Will these productivity boosts roll out just in time to buffer markets with a newfound strength supporting a soft landing and lofty NVIDIA valuations? Will consumer spending rise again as inflation is increasingly tamed? Or will unemployment spike before these risks can be managed?
There’s good arguments for all of these cases, and the only thing that matters is the timing of each. It’s important we stay nimble, monitor the data and act accordingly. There is an opportunity to navigate out of a recession and engineer a soft landing, but more work must be done to get there.
In short, I am expecting choppy action on the S&P500, but the current trend is logically supported. Large warning signs have emerged which could change things, and being conservative while we trade below monthly resistance at 4600 in the summer months makes sense. At the same time, sentiment metrics and fair valuations provide optimism that we can reclaim the highs. There are many factors at play across fundamentals, but the most important things to watch for now are declining consumer spending and/or rising initial unemployment claims.
The Fed’s War Chest
With all that in mind, the Fed can no doubt see mounting risks. At the same time, as every day goes by the Fed’s war chest grows. We’ve seen the most aggressive rate rises ever, with interest rates going from zero to 5% in little over a year. Together with the combined money supply rate of decline, the current economic conditions are the tightest on record, even more aggressive than Volker’s 1980s.
This draining monetary policy is working though, it is crushing inflation.
High interest rates are one part of the Fed’s war chest, as they allow the Fed to cut into crises.
Additionally, the Fed has also managed to successfully clear $1T off of its balance sheet, bringing it down to $8T today. A 10% reduction in 12 months is no small feat and no common event. This level of balance sheet decline is comparable only with 2018/19 period, where stocks mostly consolidated sideways. Something to keep in mind, so far it doesn’t look dissimilar to today.
Higher rates today are bullets in the clip for the next recession. A lighter balance sheet also makes it easier to pump $3T into the markets in three months (as the Fed did in mid-2020). Just as nothing in life is certain but death and taxes, nothing is more certain than the need for a greater and greater capital base to bail out the next crisis and kick the proverbial can a little further down the debt cycle road.

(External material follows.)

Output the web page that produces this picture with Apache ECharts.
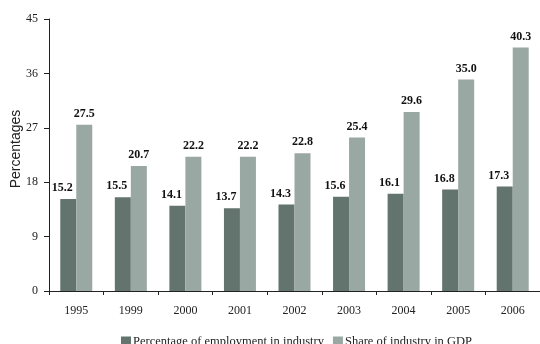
<!DOCTYPE html>
<html>
<head>
<meta charset="utf-8">
<script src="https://cdn.jsdelivr.net/npm/echarts@6/dist/echarts.min.js"></script>
<style>
  html, body { margin: 0; padding: 0; background: #fff; }
  #chart { width: 540px; height: 344px; }
</style>
</head>
<body>
<div id="chart"></div>
<script>
// Years on the category axis
const years = ['1995', '1999', '2000', '2001', '2002', '2003', '2004', '2005', '2006'];
// Percentage of employment in industry
const employmentShare = [15.2, 15.5, 14.1, 13.7, 14.3, 15.6, 16.1, 16.8, 17.3];
// Share of industry in GDP
const gdpShare = [27.5, 20.7, 22.2, 22.2, 22.8, 25.4, 29.6, 35.0, 40.3];
// Value axis ticks
const yTicks = [0, 9, 18, 27, 36, 45];

const serif = '"Liberation Serif", "DejaVu Serif", serif';
const axisColor = '#222';

function valueLabel(offsetX) {
  return {
    show: true,
    position: 'top',
    distance: 5,
    offset: [offsetX, 0],
    fontFamily: serif,
    fontWeight: 'bold',
    fontSize: 12,
    color: '#111',
    formatter: p => p.value.toFixed(1)
  };
}

const chart = echarts.init(document.getElementById('chart'));
chart.setOption({
  animation: false,
  backgroundColor: '#fff',
  grid: { left: 49, top: 19, width: 494, height: 272, containLabel: false },
  graphic: [{
    type: 'text',
    x: 16,
    y: 149,
    rotation: Math.PI / 2,
    style: {
      text: 'Percentages',
      fontFamily: '"Liberation Sans", Arial, sans-serif',
      fontSize: 14,
      fill: '#222',
      textAlign: 'center',
      textVerticalAlign: 'middle'
    }
  }],
  legend: {
    top: 330,
    left: 116,
    padding: 5,
    itemWidth: 10,
    itemHeight: 10,
    itemGap: 9,
    icon: 'rect',
    textStyle: { fontFamily: serif, fontSize: 12.5, color: '#222', padding: [0, 0, 0, -3] },
    data: ['Percentage of employment in industry', 'Share of industry in GDP']
  },
  xAxis: {
    type: 'category',
    data: years,
    axisLine: { lineStyle: { color: axisColor, width: 1 } },
    axisTick: { show: true, alignWithLabel: false, length: 4, lineStyle: { color: axisColor } },
    axisLabel: { fontFamily: serif, fontSize: 12, color: '#222', margin: 14 }
  },
  yAxis: {
    type: 'value',
    min: yTicks[0],
    max: yTicks[yTicks.length - 1],
    interval: 9,
    axisLine: { show: true, lineStyle: { color: axisColor, width: 1 } },
    axisTick: { show: true, length: 5, lineStyle: { color: axisColor } },
    axisLabel: { fontFamily: serif, fontSize: 12, color: '#222', margin: 11 },
    splitLine: { show: false }
  },
  series: [
    {
      name: 'Percentage of employment in industry',
      type: 'bar',
      data: employmentShare,
      barWidth: 16,
      barGap: '0%',
      itemStyle: { color: '#63736d' },
      label: valueLabel(-6)
    },
    {
      name: 'Share of industry in GDP',
      type: 'bar',
      data: gdpShare,
      barWidth: 16,
      barGap: '0%',
      itemStyle: { color: '#9aa8a3' },
      label: valueLabel(0)
    }
  ]
});
</script>
</body>
</html>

At 5% rates and $1T off, the Fed is starting to get more comfortable with their war chest. When will the next QE round be deployed? That’s hard to say. First, we are highly likely see rates pause this year. That’s already priced in. When unemployment rises or consumer spending declines measurably, I expect the money printer will be quickly redeployed.
We are also rapidly approaching an election year. Incentives will be very much aligned to ease potential pain should it arise in the next 12 months by pressing the liquidity button.
Given we have now seen 90% of rate hikes priced into the market according to the CME FedWatch with just one more hike expected later this year, and given the above macroeconomic situation, we should be open minded to the possible need for the Fed to deploy liquidity in the coming year.